As a marketer, I want data to better understand the risks and impact of investments in marketing.  I am a true believer in data, which also means that the limitations of data are factored into my thinking.

The nonsense pushed around for decades that by default, human beings respond to stimuli in a binary way is increasingly being recognised for the bunkum it is. Marketing effectiveness is not as easily subject to risk analysis and probability based reasoning as most, including myself, would like to be the case.

Data that represents what has happened in the past might be objectively true, but as we see every day, can easily be interpreted and presented differently to deliver the message the carrier wants to be heard.

If we can do it with real data collected from past activities, imagine the vagaries that can be built into the data that is supposed to be telling us what will happen!

The selling point of all the digital data around is that it is both accurate and actionable. Tactically this is partly true, strategically it ranks with the fortune teller in the local fete as a base from which to make long term choices.

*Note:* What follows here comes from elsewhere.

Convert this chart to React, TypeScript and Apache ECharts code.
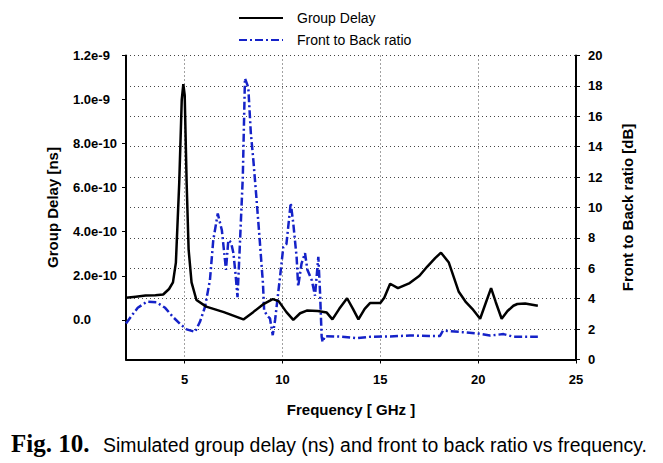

The two fundamental drivers of calculating an objective assessment of the impact of a marketing investment are:

Attribution.

Attribution is a particularly difficult and often overlooked problem. Is that purchase because of the anonymous display ads on Google, the annoying branded email that follows you around for weeks after a casual search, the fact that the truck that went past your door delivering was clean, the TV advertising, or that the packaging looked good on a supermarket shelf? All these factors play a role in creating a successful marketing investment, but how do you sort out the relative weights of the impact with one dimensional data?

The unpredictability of human behaviour.

Then you have the fact that people simply do not act rationally, or always in their own best interests, the two foundations of econometrics. They act on a range of impulses and learned behaviours that have little to do with rational economics, and everything to do with psychology. We are only just beginning to understand the impact of psychology on an individuals decision making.

Between them, these two factors make assessment of marketing effectiveness an elusive target. It is best served with the combination of data, and intelligent hindsight, mixed with a high degree of qualitative sensitivity to the drivers in the market, and instinct. These characteristics are only gathered with deep experience, years down in the marketing weeds, learning by doing. It does not come from a textbook, online course, or a few years following instructions.